For all the skepticism about the quality of competition and complaints about venues, travel, weather etc, the ongoing Asia Cup has turned out to be an exciting tournament, with quite a few close matches and one major upset with Sri Lanka being knocked out in the first round itself.
While the focus was naturally on archrivals India and Pakistan playing each other after more than a year (as it happens, there could be three matches!), the most impressive and watchable team has been Afghanistan.
Odds would still favour an India Pakistan final. These are the two most experienced teams in the competition, higher ranked that all the others, and both enjoying massive crowd support which can make such a difference playing offshore. But there are hurdles along the way.
Bangladesh, who’ve lasped badly after a stirring opening match, can still make the cut if they win their remaining two. As indeed can Afghanistan. On current form, I’d venture the latter are the ‘dark horse’.

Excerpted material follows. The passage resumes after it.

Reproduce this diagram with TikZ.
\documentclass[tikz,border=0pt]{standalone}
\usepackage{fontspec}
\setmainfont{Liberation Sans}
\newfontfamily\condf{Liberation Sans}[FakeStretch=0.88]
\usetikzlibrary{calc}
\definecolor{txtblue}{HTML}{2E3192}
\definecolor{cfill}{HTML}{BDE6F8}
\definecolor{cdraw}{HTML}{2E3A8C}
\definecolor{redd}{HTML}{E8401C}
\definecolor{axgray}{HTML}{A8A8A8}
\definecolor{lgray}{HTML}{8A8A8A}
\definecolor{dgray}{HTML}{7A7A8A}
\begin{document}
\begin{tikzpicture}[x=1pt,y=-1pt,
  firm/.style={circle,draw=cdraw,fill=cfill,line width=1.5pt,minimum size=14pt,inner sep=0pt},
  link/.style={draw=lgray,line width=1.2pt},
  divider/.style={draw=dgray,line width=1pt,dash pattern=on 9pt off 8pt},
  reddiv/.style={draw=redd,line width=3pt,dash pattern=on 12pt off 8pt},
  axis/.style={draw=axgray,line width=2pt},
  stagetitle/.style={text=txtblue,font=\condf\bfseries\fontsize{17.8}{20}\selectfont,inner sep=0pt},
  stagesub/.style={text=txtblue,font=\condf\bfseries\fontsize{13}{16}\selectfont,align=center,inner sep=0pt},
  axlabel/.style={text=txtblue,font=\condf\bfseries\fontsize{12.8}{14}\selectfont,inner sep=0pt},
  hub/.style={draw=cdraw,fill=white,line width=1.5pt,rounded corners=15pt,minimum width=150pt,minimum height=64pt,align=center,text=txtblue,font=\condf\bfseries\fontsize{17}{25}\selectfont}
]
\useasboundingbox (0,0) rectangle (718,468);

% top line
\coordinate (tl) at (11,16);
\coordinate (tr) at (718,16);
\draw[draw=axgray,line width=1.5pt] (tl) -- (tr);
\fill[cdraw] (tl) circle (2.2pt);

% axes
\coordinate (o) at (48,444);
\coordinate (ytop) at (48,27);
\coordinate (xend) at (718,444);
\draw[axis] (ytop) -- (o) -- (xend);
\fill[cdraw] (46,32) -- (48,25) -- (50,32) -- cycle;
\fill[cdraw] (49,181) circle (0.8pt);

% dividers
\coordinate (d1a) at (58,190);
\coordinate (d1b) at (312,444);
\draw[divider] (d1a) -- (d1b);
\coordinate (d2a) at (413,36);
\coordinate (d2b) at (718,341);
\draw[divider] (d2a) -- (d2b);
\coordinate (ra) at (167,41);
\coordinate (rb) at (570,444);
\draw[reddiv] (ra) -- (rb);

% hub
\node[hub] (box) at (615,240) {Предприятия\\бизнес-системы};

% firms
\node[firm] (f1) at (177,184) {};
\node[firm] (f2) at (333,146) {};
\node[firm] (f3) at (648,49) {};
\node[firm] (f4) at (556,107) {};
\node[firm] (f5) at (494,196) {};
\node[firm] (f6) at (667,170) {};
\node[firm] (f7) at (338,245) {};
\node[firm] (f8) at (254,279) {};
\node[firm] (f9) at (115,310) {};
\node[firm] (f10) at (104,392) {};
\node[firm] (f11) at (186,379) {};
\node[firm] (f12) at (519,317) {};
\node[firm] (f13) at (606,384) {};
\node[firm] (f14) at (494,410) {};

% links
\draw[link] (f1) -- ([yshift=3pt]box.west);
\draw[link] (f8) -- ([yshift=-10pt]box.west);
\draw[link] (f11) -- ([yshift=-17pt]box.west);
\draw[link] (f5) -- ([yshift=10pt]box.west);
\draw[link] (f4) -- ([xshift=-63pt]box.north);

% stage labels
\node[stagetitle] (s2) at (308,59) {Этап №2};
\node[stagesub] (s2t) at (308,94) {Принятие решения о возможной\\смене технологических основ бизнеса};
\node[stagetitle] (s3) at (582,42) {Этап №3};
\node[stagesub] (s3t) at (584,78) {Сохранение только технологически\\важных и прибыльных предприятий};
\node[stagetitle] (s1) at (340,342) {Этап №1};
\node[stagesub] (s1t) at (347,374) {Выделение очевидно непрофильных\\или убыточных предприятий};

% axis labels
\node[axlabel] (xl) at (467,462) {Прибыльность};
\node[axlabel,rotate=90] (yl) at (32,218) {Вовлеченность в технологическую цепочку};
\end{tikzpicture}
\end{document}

Defeat against Pakistan in Friday night’s humdinger only served to highlight the force Afghanistan have become in limited overs cricket. Before this match, they beat Sri Lanka and Bangladesh convincingly, so it wasn’t that the performance against Pakistan was a fluke.

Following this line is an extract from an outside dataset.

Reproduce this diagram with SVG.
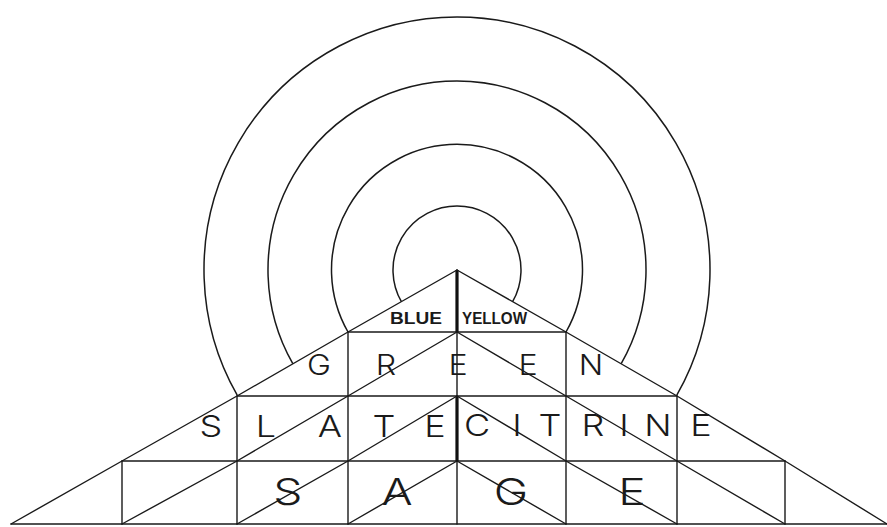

But for squandering opportunities for scoring few runs late in the closing overs of their inning and some slipshod fielding when they had Pakistan on tenterhooks, Afghanistan could well have won.
But they are learning fast. Batting, which was the weak link, has improved considerably, to support the testing bowling attack which hinges around two extremely talented leg spinners Rashid Khan and Mujeeb Rahman.
These two have the skill and temperament to harry and hassle even the most accomplished batsmen if they had an adequate total to defend. They bowl with superb control, are unafraid to be hit and constantly hunt down batsmen, as was witnessed against Pakistan.
Rashid, of course, has not only become the lynchpin of the bowling, but also the team’s pivotal and stellar player. Magnificent bowling apart, he is also an effective pinch-hitter with a great eye and sense of timing that abets clever improvisation and brilliant in the outfield.
He has a riveting presence in the field, for Rashid has flair and flamboyance to go with his talent. He is always in the thick of the action, but more importantly, he’s got a shrewd cricketing brain and reads match situations brilliantly, rare in one so young
He is obviously ambitious and a quick learner and I rate him as among the three most impactful young cricketers in the world today, along with Jasprit Bumrah and England’s Sam Curran, who play all three formats.
He’s been around for a few years now, travelling the world, playing in T20 leagues. A couple of seasons in the ultra-competitive environment of the IPL, rubbing shoulders with the best has helped accelerate Rashid’s growth as a cricketer, which he freely acknowledges.
The BCCI’s assistance to Afghanistan cricket must be acknowledged here. Apart from Rashid, Mujeeb and Mohamed Nabi too play in the IPL, and India has even hosted international matches for the country, including their first ever Test match earlier this year.
Such support is vital for promoting the sport, and BCCI, by virtue of being the biggest and richest board in the world, must necessarily be in the vanguard in this endeavor. The value of some things go beyond just filling coffers.
Afghanistan’s talent pool, by all reckoning, is still meagre, but if there are even a few more like Rashid and Mujib in the pipeline, the country could become a major force in international cricket. The sport needs more than just 4-5 major domo countries.
In the immediate future, of course, India need to keep Afghanistan at bay in the Asia Cup. The two teams meet on Tuesday. What the situation in the Round of 4 would then be is anybody’s guess, but the threat looms.
The best situation for India would be to beat Pakistan on Sunday with a hefty margin as in the first game, since net run rate could be a factor. But this is not an end in itself. Winning the title, whether by beating Pakistan or any other, should be the ambition, anything less is pyrrhic triumph.